The rationale behind the split stems from the evolving media landscape, where the traditional linear television business faces declining viewership and revenue due to cord-cutting and the rise of streaming services. WBD, formed through the merger of WarnerMedia and Discovery Inc. in April 2022, inherited a substantial debt burden. Despite cost-cutting efforts, the company’s share performance has been hampered by the industry-wide challenges facing linear television. This restructuring mirrors a broader industry trend, with companies like Comcast also spinning off their cable network assets. By separating the declining linear networks business, WBD aims to eliminate its financial drag on the more promising Streaming & Studios division. This separation also allows investors to value each entity independently, potentially leading to a higher overall valuation for the combined businesses.

RemainCo, comprising WBD’s Studios and Direct-to-Consumer (DTC) segments, will house a powerful portfolio of intellectual property including Warner Bros. film and television studios, HBO, HBO Max, and Discovery+. This division is positioned as a globally scaled streaming platform and entertainment studio, focusing on growth and strong returns on investment. The separation will allow RemainCo to dedicate resources to expanding its streaming offerings, developing new content, and further consolidating its position in the competitive streaming market. It is anticipated that this focused approach will enable RemainCo to attract investment and capitalize on the growing demand for streaming content.

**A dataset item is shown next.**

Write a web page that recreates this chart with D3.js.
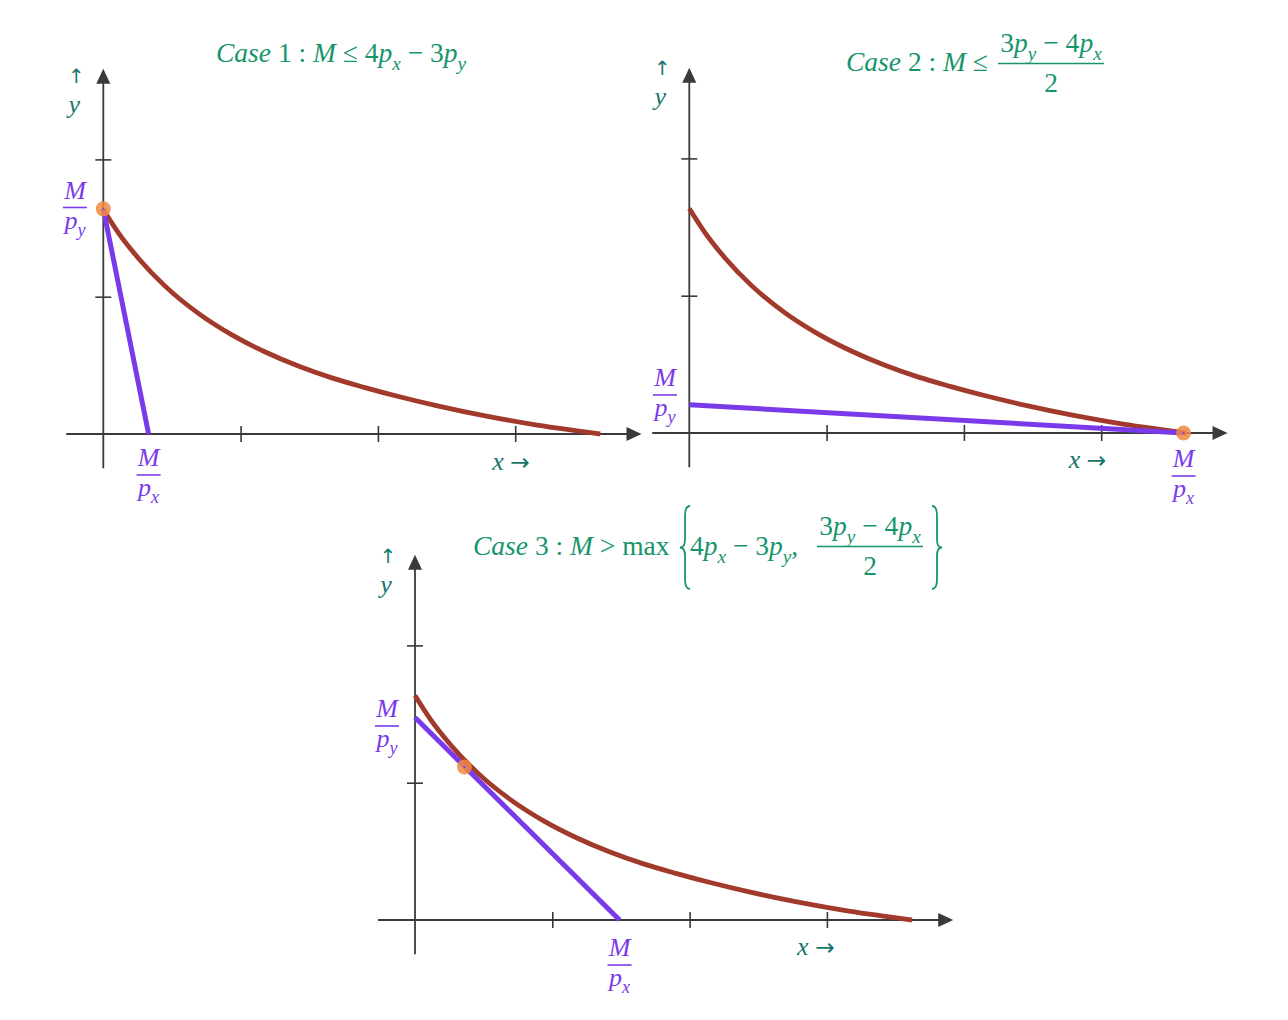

SpinCo, the Global Linear Networks division, will encompass WBD’s cable television networks such as CNN, TNT, TBS, Eurosport, HGTV, Food Network, and others. This division will prioritize maximizing profitability and free cash flow to address the company’s remaining debt. While the linear television market faces headwinds, SpinCo’s established brands and loyal viewership provide a foundation for generating consistent cash flow. The separation allows SpinCo to pursue strategies specific to the linear television market, such as exploring partnerships, optimizing programming schedules, and potentially becoming a consolidation target for other companies in the sector.

The restructuring comes amidst speculation about potential media industry consolidation, fueled in part by CEO David Zaslav’s anticipation of a more deal-friendly environment under the incoming Trump administration. Zaslav’s previous engagement in merger discussions with Paramount Global, though ultimately unsuccessful, underscores the company’s proactive approach to adapting to industry changes. The separation of WBD into two distinct entities positions both RemainCo and SpinCo as potential acquisition targets, further highlighting the strategic flexibility this restructuring provides. SpinCo, with its collection of established cable networks, could be an attractive partner for other companies looking to consolidate their linear television holdings. Similarly, RemainCo, with its robust streaming platform and valuable intellectual property, could become a prime target for larger media conglomerates seeking to expand their streaming presence.

Just days before the restructuring announcement, WBD and Comcast finalized multi-year distribution agreements, ensuring WBD’s content continues to reach Xfinity and Sky UK and Ireland customers. These agreements cover both linear cable networks and streaming services, demonstrating WBD’s commitment to maintaining broad distribution across various platforms. While the financial terms remain undisclosed, these agreements solidify WBD’s distribution network and provide a continued revenue stream, particularly crucial for the linear networks business. The timing of these agreements, so close to the restructuring announcement, further emphasizes WBD’s strategic planning and preparation for the future. These distribution partnerships provide stability and ensure that both RemainCo and SpinCo can reach a wide audience, maximizing their respective potential for growth and profitability.